● DESCRIPTION OF THE TASK: Below are the records; give again exactly the lines from the one containing "Give me the D3.js source for this chart." through the one containing "const y = d3.scaleLinear().domain([0,1128.7]).range([636,260]);", leaving out pictures.

● RECORDED DATA:
....................
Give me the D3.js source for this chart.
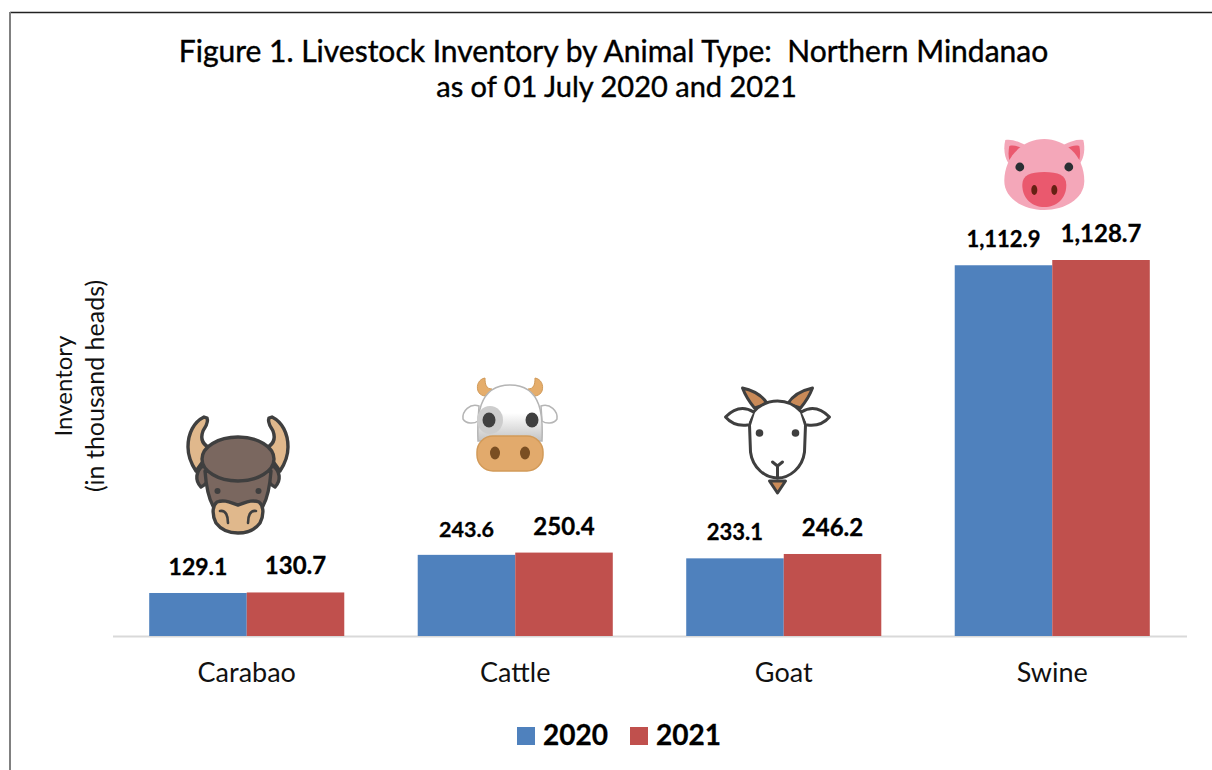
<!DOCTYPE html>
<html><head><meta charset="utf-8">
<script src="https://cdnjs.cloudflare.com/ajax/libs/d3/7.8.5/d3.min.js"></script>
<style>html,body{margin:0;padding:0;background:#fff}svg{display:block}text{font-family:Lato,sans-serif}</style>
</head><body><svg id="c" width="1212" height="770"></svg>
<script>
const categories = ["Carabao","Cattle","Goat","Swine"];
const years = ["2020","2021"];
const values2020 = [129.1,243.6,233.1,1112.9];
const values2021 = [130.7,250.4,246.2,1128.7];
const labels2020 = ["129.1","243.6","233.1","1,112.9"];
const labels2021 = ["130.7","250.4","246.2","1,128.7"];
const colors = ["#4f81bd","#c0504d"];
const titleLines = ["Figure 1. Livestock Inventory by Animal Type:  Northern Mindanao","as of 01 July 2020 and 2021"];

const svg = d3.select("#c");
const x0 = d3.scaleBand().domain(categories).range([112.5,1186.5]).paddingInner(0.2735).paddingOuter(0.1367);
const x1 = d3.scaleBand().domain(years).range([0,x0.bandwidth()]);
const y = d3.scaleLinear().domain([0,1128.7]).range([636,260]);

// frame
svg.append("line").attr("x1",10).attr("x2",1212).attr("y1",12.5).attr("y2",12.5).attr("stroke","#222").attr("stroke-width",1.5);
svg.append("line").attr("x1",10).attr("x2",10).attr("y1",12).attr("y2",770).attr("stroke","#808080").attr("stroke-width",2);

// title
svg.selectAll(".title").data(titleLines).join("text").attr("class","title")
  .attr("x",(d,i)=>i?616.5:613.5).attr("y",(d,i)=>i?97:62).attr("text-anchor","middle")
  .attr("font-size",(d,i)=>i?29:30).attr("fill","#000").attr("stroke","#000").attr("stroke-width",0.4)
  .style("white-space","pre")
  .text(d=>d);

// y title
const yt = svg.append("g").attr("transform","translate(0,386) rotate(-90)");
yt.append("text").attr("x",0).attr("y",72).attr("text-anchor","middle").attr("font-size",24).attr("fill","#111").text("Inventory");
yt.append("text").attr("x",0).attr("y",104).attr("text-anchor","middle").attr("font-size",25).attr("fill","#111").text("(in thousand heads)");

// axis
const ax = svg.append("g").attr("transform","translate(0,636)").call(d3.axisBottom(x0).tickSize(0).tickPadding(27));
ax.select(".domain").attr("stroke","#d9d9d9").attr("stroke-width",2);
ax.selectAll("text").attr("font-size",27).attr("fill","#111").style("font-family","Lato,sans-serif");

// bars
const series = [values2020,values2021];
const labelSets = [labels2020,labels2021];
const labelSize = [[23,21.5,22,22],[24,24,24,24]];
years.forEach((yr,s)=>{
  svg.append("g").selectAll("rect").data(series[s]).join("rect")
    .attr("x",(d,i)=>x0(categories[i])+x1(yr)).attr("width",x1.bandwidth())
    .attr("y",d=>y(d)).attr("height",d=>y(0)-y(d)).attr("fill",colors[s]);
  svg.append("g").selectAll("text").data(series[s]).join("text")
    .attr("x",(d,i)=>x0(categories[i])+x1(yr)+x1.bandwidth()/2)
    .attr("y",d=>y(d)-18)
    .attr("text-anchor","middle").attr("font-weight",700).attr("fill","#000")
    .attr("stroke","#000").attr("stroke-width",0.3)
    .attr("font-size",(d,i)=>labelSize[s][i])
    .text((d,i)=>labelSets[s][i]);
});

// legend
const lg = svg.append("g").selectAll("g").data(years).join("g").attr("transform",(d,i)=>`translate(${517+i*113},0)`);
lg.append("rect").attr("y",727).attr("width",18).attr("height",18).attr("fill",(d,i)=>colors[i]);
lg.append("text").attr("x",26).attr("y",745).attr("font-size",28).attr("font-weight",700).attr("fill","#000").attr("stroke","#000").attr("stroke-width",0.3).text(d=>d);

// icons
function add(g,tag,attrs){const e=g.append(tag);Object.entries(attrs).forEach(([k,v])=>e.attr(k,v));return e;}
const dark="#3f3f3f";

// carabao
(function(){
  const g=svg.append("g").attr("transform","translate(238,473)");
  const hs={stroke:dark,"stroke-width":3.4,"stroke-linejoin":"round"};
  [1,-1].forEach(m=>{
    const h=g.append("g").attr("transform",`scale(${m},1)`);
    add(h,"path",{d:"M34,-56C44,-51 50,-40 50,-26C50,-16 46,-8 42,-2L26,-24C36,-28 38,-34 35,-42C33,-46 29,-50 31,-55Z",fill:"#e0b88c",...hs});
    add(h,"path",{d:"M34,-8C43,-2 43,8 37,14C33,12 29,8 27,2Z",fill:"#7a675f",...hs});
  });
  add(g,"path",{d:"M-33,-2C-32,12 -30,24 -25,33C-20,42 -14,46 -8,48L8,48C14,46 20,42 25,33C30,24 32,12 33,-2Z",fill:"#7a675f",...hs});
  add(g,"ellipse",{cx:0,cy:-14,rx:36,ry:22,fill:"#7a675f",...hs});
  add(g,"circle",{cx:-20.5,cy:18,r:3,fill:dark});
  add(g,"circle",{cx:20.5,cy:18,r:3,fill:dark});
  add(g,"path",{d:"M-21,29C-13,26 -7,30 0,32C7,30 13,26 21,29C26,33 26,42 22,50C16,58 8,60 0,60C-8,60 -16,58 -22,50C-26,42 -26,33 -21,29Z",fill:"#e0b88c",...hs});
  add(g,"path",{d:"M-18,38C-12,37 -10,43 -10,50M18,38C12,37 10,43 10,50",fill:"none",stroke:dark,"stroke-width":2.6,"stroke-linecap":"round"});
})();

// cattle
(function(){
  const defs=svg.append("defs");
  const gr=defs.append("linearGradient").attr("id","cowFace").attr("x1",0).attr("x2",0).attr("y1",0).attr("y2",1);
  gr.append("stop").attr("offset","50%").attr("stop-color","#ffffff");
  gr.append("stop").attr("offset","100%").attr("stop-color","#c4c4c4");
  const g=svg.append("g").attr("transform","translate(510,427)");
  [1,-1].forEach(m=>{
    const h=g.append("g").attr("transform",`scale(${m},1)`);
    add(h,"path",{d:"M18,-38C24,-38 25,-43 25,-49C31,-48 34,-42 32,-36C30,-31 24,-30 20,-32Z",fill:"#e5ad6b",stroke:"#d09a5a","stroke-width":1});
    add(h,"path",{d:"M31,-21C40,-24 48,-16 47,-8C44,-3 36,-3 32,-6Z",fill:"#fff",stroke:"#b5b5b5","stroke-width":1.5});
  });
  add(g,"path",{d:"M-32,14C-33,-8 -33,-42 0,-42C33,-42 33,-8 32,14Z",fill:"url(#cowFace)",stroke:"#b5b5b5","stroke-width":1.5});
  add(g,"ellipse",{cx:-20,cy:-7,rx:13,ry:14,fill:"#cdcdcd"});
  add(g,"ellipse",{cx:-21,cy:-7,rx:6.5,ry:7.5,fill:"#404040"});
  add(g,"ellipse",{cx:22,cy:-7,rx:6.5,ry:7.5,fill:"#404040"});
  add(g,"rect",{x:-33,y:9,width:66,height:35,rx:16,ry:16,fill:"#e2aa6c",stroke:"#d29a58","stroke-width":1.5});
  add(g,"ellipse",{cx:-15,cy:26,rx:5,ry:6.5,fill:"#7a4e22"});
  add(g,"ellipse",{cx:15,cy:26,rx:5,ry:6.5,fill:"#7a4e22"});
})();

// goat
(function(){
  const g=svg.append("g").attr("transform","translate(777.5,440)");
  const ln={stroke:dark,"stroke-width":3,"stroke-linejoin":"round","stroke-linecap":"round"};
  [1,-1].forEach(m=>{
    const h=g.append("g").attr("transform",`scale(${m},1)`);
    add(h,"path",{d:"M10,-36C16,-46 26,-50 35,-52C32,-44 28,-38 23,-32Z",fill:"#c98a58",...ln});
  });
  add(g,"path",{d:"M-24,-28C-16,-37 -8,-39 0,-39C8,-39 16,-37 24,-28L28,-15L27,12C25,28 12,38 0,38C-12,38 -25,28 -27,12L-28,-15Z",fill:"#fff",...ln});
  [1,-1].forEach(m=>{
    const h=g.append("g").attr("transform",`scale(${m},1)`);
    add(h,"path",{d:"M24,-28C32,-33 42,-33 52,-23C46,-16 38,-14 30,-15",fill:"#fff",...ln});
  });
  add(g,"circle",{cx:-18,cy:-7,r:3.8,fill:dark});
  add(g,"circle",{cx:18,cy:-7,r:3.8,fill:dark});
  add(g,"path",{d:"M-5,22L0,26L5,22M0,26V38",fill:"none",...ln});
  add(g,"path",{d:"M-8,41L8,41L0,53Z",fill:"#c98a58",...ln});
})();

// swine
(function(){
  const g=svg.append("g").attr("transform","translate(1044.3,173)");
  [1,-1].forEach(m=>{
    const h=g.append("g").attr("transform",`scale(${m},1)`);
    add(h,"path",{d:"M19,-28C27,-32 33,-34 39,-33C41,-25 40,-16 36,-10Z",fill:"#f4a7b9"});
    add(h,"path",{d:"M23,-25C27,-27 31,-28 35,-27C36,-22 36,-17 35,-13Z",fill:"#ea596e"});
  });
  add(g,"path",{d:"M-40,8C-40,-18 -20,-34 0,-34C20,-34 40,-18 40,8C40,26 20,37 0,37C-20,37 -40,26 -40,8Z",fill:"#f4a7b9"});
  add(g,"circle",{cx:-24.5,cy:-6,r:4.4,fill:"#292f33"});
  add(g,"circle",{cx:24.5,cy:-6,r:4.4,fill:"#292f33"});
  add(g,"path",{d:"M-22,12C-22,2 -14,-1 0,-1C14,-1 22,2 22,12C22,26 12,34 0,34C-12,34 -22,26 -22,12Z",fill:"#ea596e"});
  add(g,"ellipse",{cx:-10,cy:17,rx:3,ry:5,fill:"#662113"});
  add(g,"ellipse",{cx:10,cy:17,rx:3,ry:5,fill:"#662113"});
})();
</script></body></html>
....................
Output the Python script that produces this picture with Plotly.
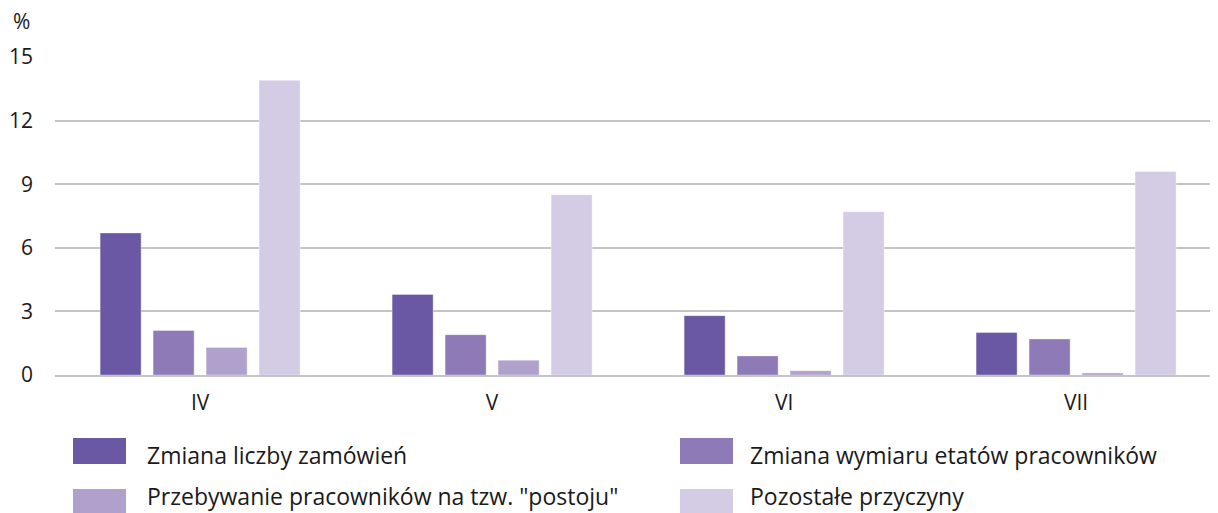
....................
● RESPONSE TO THIS EXERCISE:
Give me the D3.js source for this chart.
<!DOCTYPE html>
<html><head><meta charset="utf-8">
<script src="https://cdnjs.cloudflare.com/ajax/libs/d3/7.8.5/d3.min.js"></script>
<style>html,body{margin:0;padding:0;background:#fff}svg{display:block}text{font-family:Lato,sans-serif}</style>
</head><body><svg id="c" width="1212" height="770"></svg>
<script>
const categories = ["Carabao","Cattle","Goat","Swine"];
const years = ["2020","2021"];
const values2020 = [129.1,243.6,233.1,1112.9];
const values2021 = [130.7,250.4,246.2,1128.7];
const labels2020 = ["129.1","243.6","233.1","1,112.9"];
const labels2021 = ["130.7","250.4","246.2","1,128.7"];
const colors = ["#4f81bd","#c0504d"];
const titleLines = ["Figure 1. Livestock Inventory by Animal Type:  Northern Mindanao","as of 01 July 2020 and 2021"];

const svg = d3.select("#c");
const x0 = d3.scaleBand().domain(categories).range([112.5,1186.5]).paddingInner(0.2735).paddingOuter(0.1367);
const x1 = d3.scaleBand().domain(years).range([0,x0.bandwidth()]);
const y = d3.scaleLinear().domain([0,1128.7]).range([636,260]);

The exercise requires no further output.